Xi’s pledge comes as China is trying to show it is a responsible international player amid concern over its growing military might and territorial disputes in the Asia-Pacific region.
During a state visit to Washington on Friday, Xi agreed with US President Barack Obama that both countries would increase their “robust” peacekeeping commitments.
They are among some 50 world leaders, more than a third from Europe, who are set to pledge thousands of troops and police, equipment or training for UN peacekeeping missions during a UN summit later on Monday that will be chaired by Obama.
“China will join the new UN peacekeeping capability readiness system, and has thus decided to lead in setting up a permanent peacekeeping police squad and build a peacekeeping standby force of 8,000 troops,” Xi said.
He also said China would provide $100 million in military assistance to the African Union in the next five years to support the establishment of an African standby force and to boost its capacity for crisis response.
He did not give further details.
The US military told dozens of UN ambassadors and military advisors in New York in July that the UN needed rapid response forces, equipment and training.

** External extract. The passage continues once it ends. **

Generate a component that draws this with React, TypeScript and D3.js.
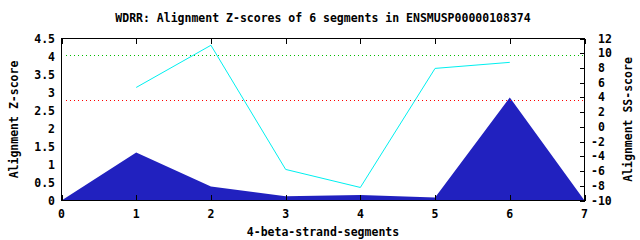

The United States pays more than 28% of the $8.2 billion UN peacekeeping budget, but Beijing says that it contributes more personnel to peacekeeping missions than each of the other four permanent members of the U.N. Security Council: the United States, Russia, France and the United Kingdom.
China now provides around 3,000 of the more than 106,500 UN troops, police and advisers deployed by all countries, according to August data from the UN website, making it the ninth biggest contributor of peacekeeping personnel.
Its largest contingent is in South Sudan, where it is has played a growing diplomatic role and is a major investor in the oil industry.
Experts have noted that China’s expanding peacekeeping role in recent years parallels its desire to expand its military’s capabilities farther abroad and could provide valuable logistical and operational experience.
Xi tried to allay concerns that his country’s growing influence was a threat.
“We are committed to peaceful development. No matter how the international landscape may evolve and how strong China may become, China will never pursue hegemony, expansion, or sphere of influence,” Xi said.